What Is the Terminal Velocity of a 70 kg Sky Diver?

[link1388]

Homework Statement

A sky diver with a mass of 70 kg jumps from an aircraft. The aerodynamic drag force acting on
the sky diver is known to be FD =kV^2

, where k=.25 N.s^2/m^2

Determine the maximum speed of free fall for the sky diver and the speed reached after 100 m of fall. Plot the speed of the sky
diver as a function of time and as a function of distance fallen

Homework Equations

F=ma

Fg - kV^2 = ma

The Attempt at a Solution

Well I did find Velocity Max to be

mg -.25V^2 = ma

mg - .25V^2 = 0 (a=0 because of terminal velocity)

Vmax = 52.4 m/s

But I am really confused on finding V(x) so I can find the speed at 100m? : /

 

[edgepflow]

First find V(t). Apply Newton's 2nd law again:

Fnet = ma = m dv/dt

The forces acting on the sky diver, as you noticed are:

Fnet = mg - k v^2

Now you can solve this differential equation for V(t).

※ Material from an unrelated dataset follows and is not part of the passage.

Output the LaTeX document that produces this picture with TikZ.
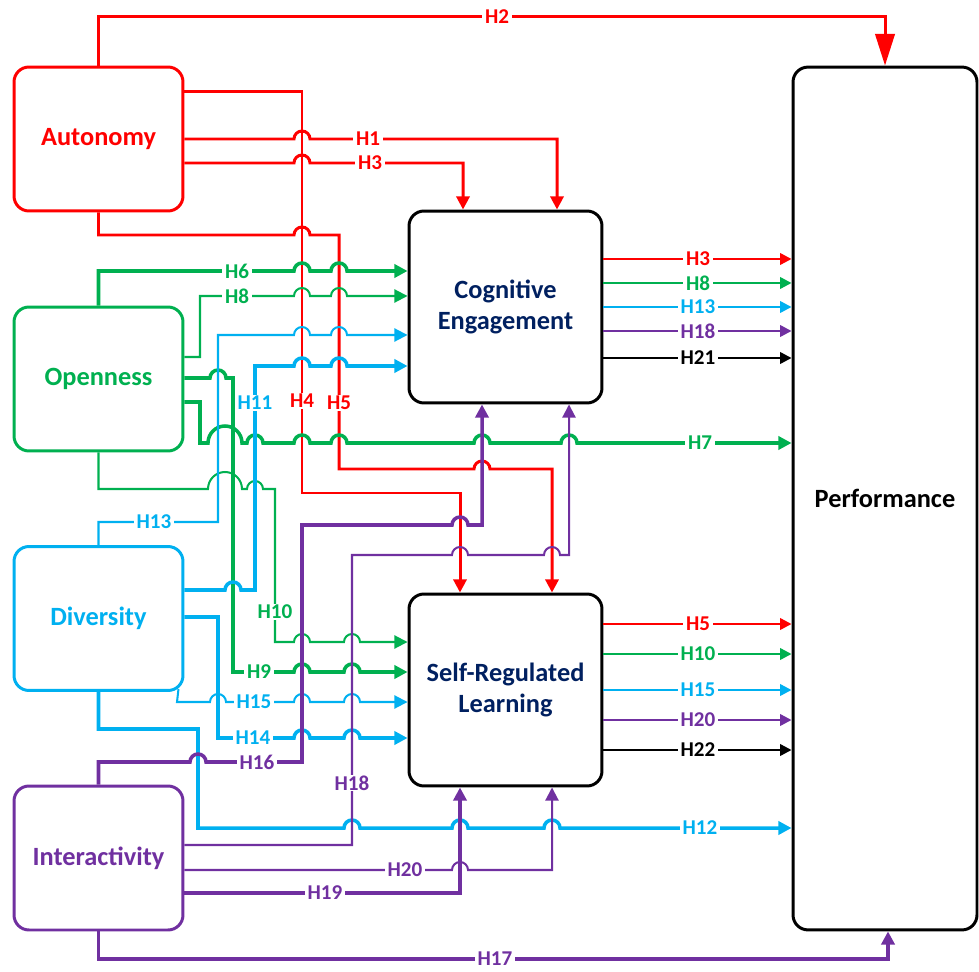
\documentclass[tikz,border=0pt]{standalone}
\usepackage{fontspec}
\setmainfont{Carlito}
\usetikzlibrary{arrows.meta, calc}
\definecolor{hred}{RGB}{255, 0, 0}
\definecolor{hgreen}{RGB}{0, 176, 80}
\definecolor{hblue}{RGB}{0, 176, 240}
\definecolor{hpurple}{RGB}{112, 48, 160}
\definecolor{hnavy}{RGB}{0, 32, 96}
\newcommand\hopover[2]{-- ({#1-8},#2) arc[start angle=180, end angle=360, radius=8]}
\newcommand\widehop[2]{-- ({#1-17},#2) arc[start angle=180, end angle=360, radius=17]}

\begin{document}
\begin{tikzpicture}[x=0.02cm, y=-0.02cm,
  cbox/.style={draw, rounded corners=8.5pt, line width=1.7pt, fill=white, minimum width=3.38cm, minimum height=2.88cm, align=center, font=\fontsize{15}{18}\selectfont\bfseries},
  mbox/.style={cbox, draw=black, text=hnavy, minimum width=3.86cm, minimum height=3.84cm},
  lbl/.style={fill=white, inner xsep=1.5pt, inner ysep=0.5pt, font=\fontsize{12}{14}\selectfont\bfseries},
  thk/.style={line width=2pt},
  thn/.style={line width=1.15pt},
  rd/.style={hred, line width=1.7pt},
  outl/.style={line width=1.3pt, -{Triangle[length=6.5pt,width=6.5pt]}},
  tip/.style={-{Triangle[length=7.5pt,width=7.5pt]}}
]
  \useasboundingbox (0,0) rectangle (979,972);

  % constructs
  \node[cbox, draw=hred, text=hred] (aut) at (98.5,139) {Autonomy};
  \node[cbox, draw=hgreen, text=hgreen] (opn) at (98.5,379) {Openness};
  \node[cbox, draw=hblue, text=hblue] (div) at (98.5,618.5) {Diversity};
  \node[cbox, draw=hpurple, text=hpurple] (inter) at (98.5,858) {Interactivity};
  \node[mbox] (ce) at (505.5,307) {Cognitive\\Engagement};
  \node[mbox] (srl) at (505.5,690) {Self-Regulated\\Learning};
  \node[cbox, draw=black, text=black, minimum width=3.68cm, minimum height=17.26cm] (perf) at (885,498.5) {Performance};

  % autonomy
  \draw[rd, -{Triangle[length=18pt,width=11pt]}] (aut.north) -- (aut.north |- 0,17) -- (perf.north |- 0,17) -- (perf.north);
  \draw[rd, tip] (aut.east |- 0,92) -- (302,92) -- (302,493) -- (460,493) -- (srl.north -| 460,0);
  \draw[rd, tip] (aut.east |- 0,139) \hopover{302}{139} -- (557,139) -- (ce.north -| 557,0);
  \draw[rd, tip] (aut.east |- 0,163) \hopover{302}{163} -- (463,163) -- (ce.north -| 463,0);
  \draw[rd, tip] (aut.south) -- (aut.south |- 0,235) \hopover{302}{235} -- (339,235) -- (339,469) \hopover{482}{469} -- (552,469) -- (srl.north -| 552,0);

  % openness
  \draw[hgreen, thk, tip] (opn.north) -- (opn.north |- 0,271) \hopover{302}{271} \hopover{339}{271} -- (ce.west |- 0,271);
  \draw[hgreen, thn, tip] (opn.east |- 0,357) -- (200,357) -- (200,296) \hopover{302}{296} \hopover{339}{296} -- (ce.west |- 0,296);
  \draw[hgreen, thk, tip] (opn.east |- 0,378) \hopover{218}{378} -- (233,378) -- (233,672) \hopover{302}{672} \hopover{352}{672} -- (srl.west |- 0,672);
  \draw[hgreen, thk, tip] (opn.east |- 0,402) -- (200,402) -- (200,443) \widehop{225}{443} \hopover{255}{443} \hopover{302}{443} \hopover{339}{443} \hopover{482}{443} \hopover{569}{443} -- (perf.west |- 0,443);
  \draw[hgreen, thn, tip] (opn.south) -- (opn.south |- 0,489) \widehop{225}{489} \hopover{255}{489} -- (275,489) -- (275,642) \hopover{302}{642} \hopover{352}{642} -- (srl.west |- 0,642);

  % diversity
  \draw[hblue, thn, tip] (div.north) -- (div.north |- 0,522) -- (218,522) -- (218,335) \hopover{302}{335} \hopover{339}{335} -- (ce.west |- 0,335);
  \draw[hblue, thk, tip] (div.east |- 0,590) \hopover{233}{590} -- (255,590) -- (255,366) \hopover{302}{366} \hopover{339}{366} -- (ce.west |- 0,366);
  \draw[hblue, thk, tip] (div.east |- 0,617) -- (218,617) -- (218,738) \hopover{302}{738} \hopover{352}{738} -- (srl.west |- 0,738);
  \draw[hblue, thn, tip] ($(div.south east)+(-6,-3)$) -- (177,702) \hopover{218}{702} \hopover{302}{702} \hopover{352}{702} -- (srl.west |- 0,702);
  \draw[hblue, thk, tip] (div.south) -- (div.south |- 0,729) -- (198,729) -- (198,828) \hopover{352}{828} \hopover{460}{828} \hopover{552}{828} -- (perf.west |- 0,828);

  % interactivity
  \draw[hpurple, thk, tip] (inter.north) -- (inter.north |- 0,762) \hopover{198}{762} -- (302,762) -- (302,525) \hopover{460}{525} -- (482,525) -- (ce.south -| 482,0);
  \draw[hpurple, thn, tip] (inter.east |- 0,845) -- (352,845) -- (352,555) \hopover{460}{555} \hopover{552}{555} -- (569,555) -- (ce.south -| 569,0);
  \draw[hpurple, thn, tip] (inter.east |- 0,870) \hopover{460}{870} -- (552,870) -- (srl.south -| 552,0);
  \draw[hpurple, thk, tip] (inter.east |- 0,893) -- (460,893) -- (srl.south -| 460,0);
  \draw[hpurple, thk, tip] (inter.south) -- (inter.south |- 0,959) -- (888,959) -- (perf.south -| 888,0);

  % mediators to performance
  \draw[hred, outl] (ce.east |- 0,259) -- (perf.west |- 0,259);
  \draw[hgreen, outl] (ce.east |- 0,283) -- (perf.west |- 0,283);
  \draw[hblue, outl] (ce.east |- 0,307) -- (perf.west |- 0,307);
  \draw[hpurple, outl] (ce.east |- 0,331) -- (perf.west |- 0,331);
  \draw[black, outl] (ce.east |- 0,358) -- (perf.west |- 0,358);
  \draw[hred, outl] (srl.east |- 0,624) -- (perf.west |- 0,624);
  \draw[hgreen, outl] (srl.east |- 0,654) -- (perf.west |- 0,654);
  \draw[hblue, outl] (srl.east |- 0,690) -- (perf.west |- 0,690);
  \draw[hpurple, outl] (srl.east |- 0,720) -- (perf.west |- 0,720);
  \draw[black, outl] (srl.east |- 0,750) -- (perf.west |- 0,750);

  % labels
  \node[lbl, text=hred] (lH1) at (368,139) {H1};
  \node[lbl, text=hred] (lH2) at (497,17) {H2};
  \node[lbl, text=hred] (lH3a) at (370,163) {H3};
  \node[lbl, text=hred] (lH4) at (302,401) {H4};
  \node[lbl, text=hred] (lH5a) at (339,403) {H5};
  \node[lbl, text=hgreen] (lH6) at (237,271) {H6};
  \node[lbl, text=hgreen] (lH8a) at (237,296) {H8};
  \node[lbl, text=hgreen] (lH7) at (700,443) {H7};
  \node[lbl, text=hgreen] (lH9) at (259,672) {H9};
  \node[lbl, text=hgreen] (lH10a) at (275,612) {H10};
  \node[lbl, text=hblue] (lH13a) at (154,522) {H13};
  \node[lbl, text=hblue] (lH11) at (255,403) {H11};
  \node[lbl, text=hblue] (lH14) at (253,738) {H14};
  \node[lbl, text=hblue] (lH15a) at (254,702) {H15};
  \node[lbl, text=hblue] (lH12) at (700,828) {H12};
  \node[lbl, text=hpurple] (lH16) at (257,762) {H16};
  \node[lbl, text=hpurple] (lH18a) at (352,783) {H18};
  \node[lbl, text=hpurple] (lH20a) at (405,870) {H20};
  \node[lbl, text=hpurple] (lH19) at (325,893) {H19};
  \node[lbl, text=hpurple] (lH17) at (495,959) {H17};
  \node[lbl, text=hred] (lH3b) at (698,259) {H3};
  \node[lbl, text=hgreen] (lH8b) at (698,283) {H8};
  \node[lbl, text=hblue] (lH13b) at (698,307) {H13};
  \node[lbl, text=hpurple] (lH18b) at (698,331) {H18};
  \node[lbl, text=black] (lH21) at (698,358) {H21};
  \node[lbl, text=hred] (lH5b) at (698,624) {H5};
  \node[lbl, text=hgreen] (lH10b) at (698,654) {H10};
  \node[lbl, text=hblue] (lH15b) at (698,690) {H15};
  \node[lbl, text=hpurple] (lH20b) at (698,720) {H20};
  \node[lbl, text=black] (lH22) at (698,750) {H22};
\end{tikzpicture}
\end{document}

The position function, s(t), can then be found from: V(t) = ds(t) / dt.

 

[RTW69]

Great problem. The first integration is pretty straight forward but the second integration to find dx/dt=v is ugly as is the simplifications. I would suggest going to the Wolframalpha.com site for the math.

 

[link1388]

Ok I think I got the first integration but the second ones definitely going to be tricky lol Thanks.